(Dataset entries)

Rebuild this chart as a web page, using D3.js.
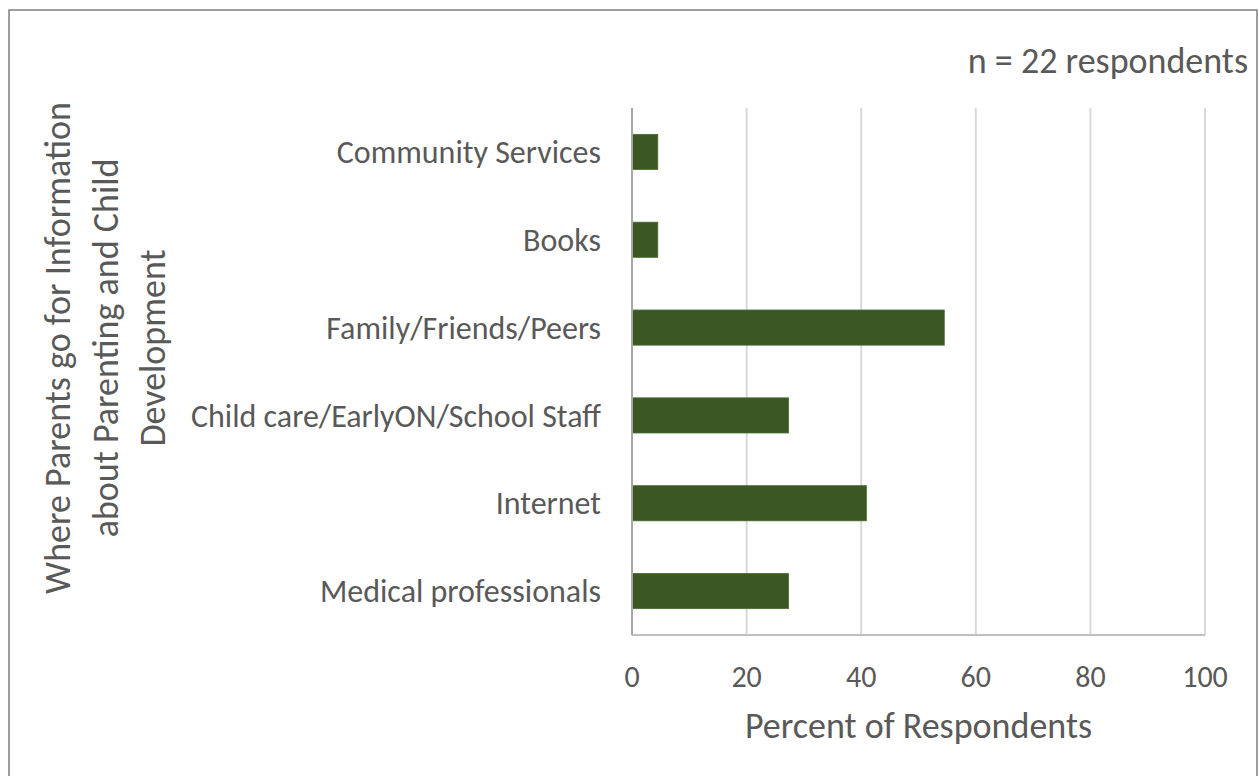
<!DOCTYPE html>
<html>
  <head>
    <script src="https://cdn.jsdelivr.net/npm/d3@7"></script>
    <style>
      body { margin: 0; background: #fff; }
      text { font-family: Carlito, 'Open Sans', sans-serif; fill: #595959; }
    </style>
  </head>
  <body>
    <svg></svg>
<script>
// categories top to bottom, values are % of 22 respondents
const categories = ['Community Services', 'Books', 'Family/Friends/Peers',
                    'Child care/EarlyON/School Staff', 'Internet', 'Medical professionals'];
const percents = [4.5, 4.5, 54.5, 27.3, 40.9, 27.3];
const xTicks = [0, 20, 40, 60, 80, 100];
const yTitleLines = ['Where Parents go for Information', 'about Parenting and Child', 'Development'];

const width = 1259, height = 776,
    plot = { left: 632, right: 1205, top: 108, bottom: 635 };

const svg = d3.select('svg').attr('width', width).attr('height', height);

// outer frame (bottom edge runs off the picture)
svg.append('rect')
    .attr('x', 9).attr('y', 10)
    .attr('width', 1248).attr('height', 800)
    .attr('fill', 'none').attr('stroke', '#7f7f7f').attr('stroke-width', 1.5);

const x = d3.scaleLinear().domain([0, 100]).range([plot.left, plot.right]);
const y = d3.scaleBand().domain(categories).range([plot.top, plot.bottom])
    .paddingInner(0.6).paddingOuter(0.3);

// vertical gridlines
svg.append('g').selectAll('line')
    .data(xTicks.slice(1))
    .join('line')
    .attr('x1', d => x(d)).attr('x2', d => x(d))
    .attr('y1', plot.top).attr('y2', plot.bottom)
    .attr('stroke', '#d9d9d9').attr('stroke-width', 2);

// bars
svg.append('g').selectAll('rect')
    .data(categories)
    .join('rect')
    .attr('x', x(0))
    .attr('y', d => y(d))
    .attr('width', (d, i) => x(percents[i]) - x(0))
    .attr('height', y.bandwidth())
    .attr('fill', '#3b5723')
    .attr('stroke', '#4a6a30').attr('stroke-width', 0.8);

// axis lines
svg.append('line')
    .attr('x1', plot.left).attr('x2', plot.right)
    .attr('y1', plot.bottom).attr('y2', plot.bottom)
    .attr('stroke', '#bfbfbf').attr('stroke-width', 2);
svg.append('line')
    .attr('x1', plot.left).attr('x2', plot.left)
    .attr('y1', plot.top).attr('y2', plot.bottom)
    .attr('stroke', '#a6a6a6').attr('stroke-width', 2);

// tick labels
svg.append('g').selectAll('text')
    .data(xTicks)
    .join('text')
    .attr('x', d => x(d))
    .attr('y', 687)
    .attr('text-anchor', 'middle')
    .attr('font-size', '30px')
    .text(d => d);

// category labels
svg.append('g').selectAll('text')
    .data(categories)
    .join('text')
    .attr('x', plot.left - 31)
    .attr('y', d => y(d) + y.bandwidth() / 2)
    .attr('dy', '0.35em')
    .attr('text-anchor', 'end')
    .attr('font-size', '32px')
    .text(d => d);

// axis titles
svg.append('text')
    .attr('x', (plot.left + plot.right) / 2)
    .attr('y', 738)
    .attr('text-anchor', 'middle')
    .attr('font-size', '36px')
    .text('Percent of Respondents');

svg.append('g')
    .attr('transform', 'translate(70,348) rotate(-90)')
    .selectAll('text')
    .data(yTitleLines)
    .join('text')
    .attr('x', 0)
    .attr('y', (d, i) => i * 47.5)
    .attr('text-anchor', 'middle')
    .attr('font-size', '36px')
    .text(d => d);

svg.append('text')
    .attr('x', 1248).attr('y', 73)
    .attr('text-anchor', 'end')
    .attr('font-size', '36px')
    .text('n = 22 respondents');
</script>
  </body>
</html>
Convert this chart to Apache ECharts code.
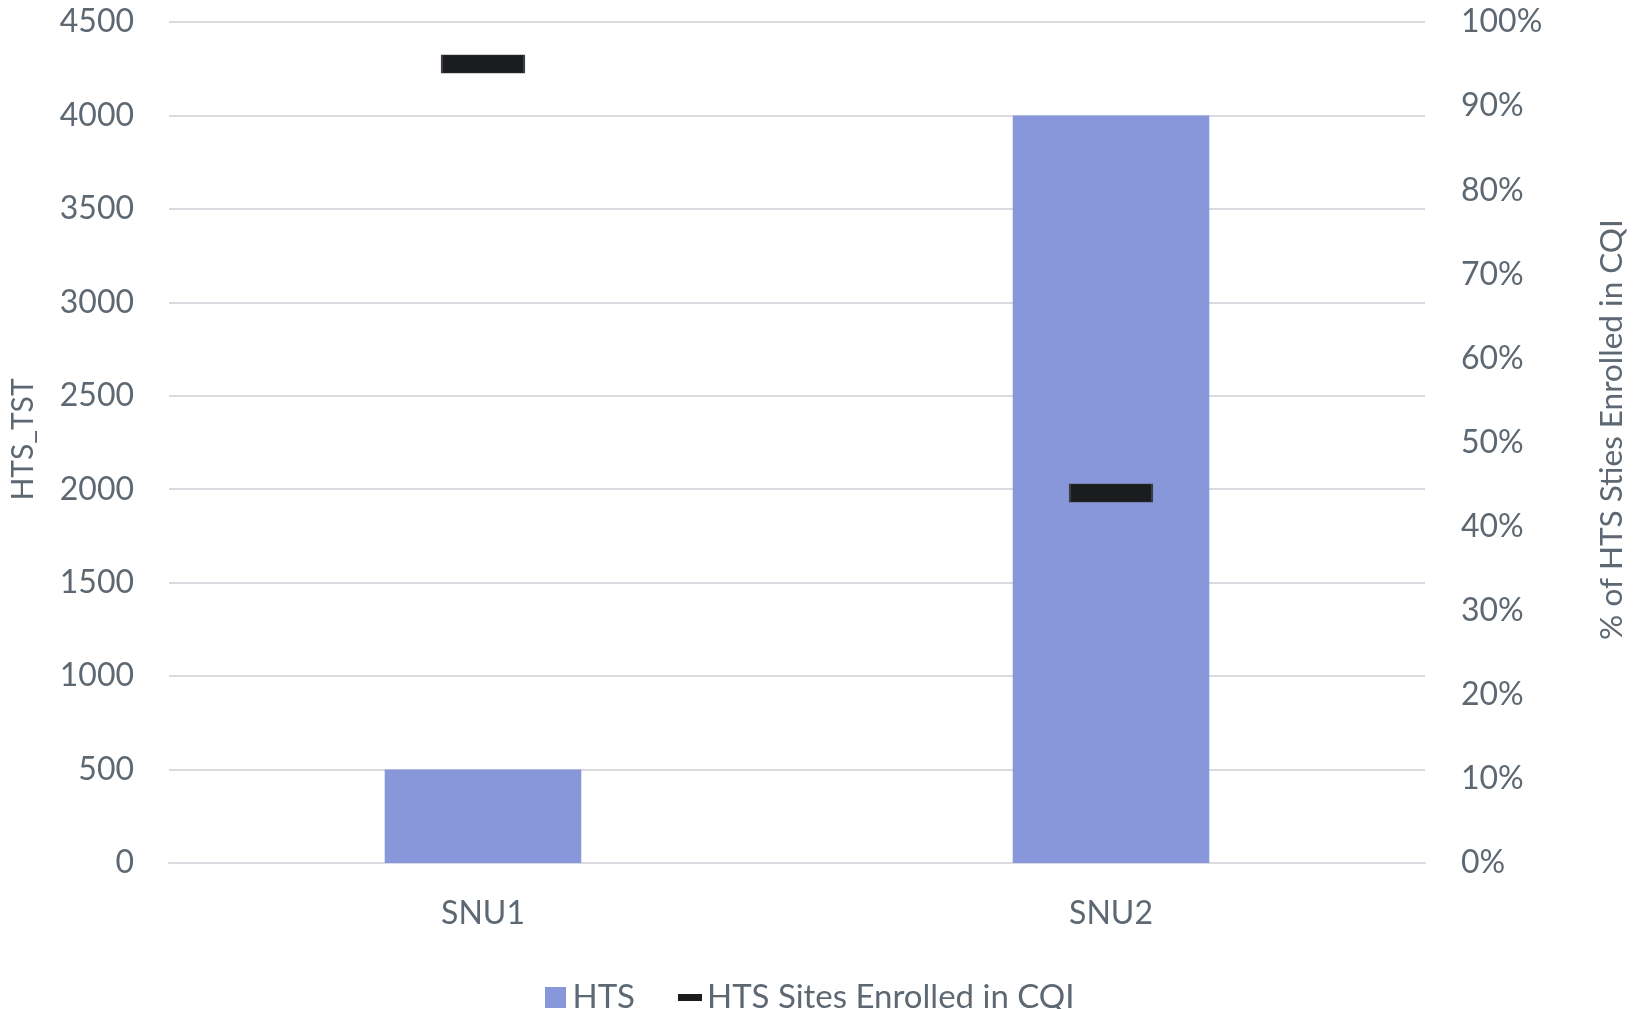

Instructions for the task
With the pictures left out, restate word for word every line of the data above, from the first down to the line that contains "d3.select('svg').attr('width', width).attr('height', height);".

Reply
Rebuild this chart as a web page, using D3.js.
<!DOCTYPE html>
<html>
  <head>
    <script src="https://cdn.jsdelivr.net/npm/d3@7"></script>
    <style>
      body { margin: 0; background: #fff; }
      text { font-family: Carlito, 'Open Sans', sans-serif; fill: #595959; }
    </style>
  </head>
  <body>
    <svg></svg>
<script>
// categories top to bottom, values are % of 22 respondents
const categories = ['Community Services', 'Books', 'Family/Friends/Peers',
                    'Child care/EarlyON/School Staff', 'Internet', 'Medical professionals'];
const percents = [4.5, 4.5, 54.5, 27.3, 40.9, 27.3];
const xTicks = [0, 20, 40, 60, 80, 100];
const yTitleLines = ['Where Parents go for Information', 'about Parenting and Child', 'Development'];

const width = 1259, height = 776,
    plot = { left: 632, right: 1205, top: 108, bottom: 635 };

const svg = d3.select('svg').attr('width', width).attr('height', height);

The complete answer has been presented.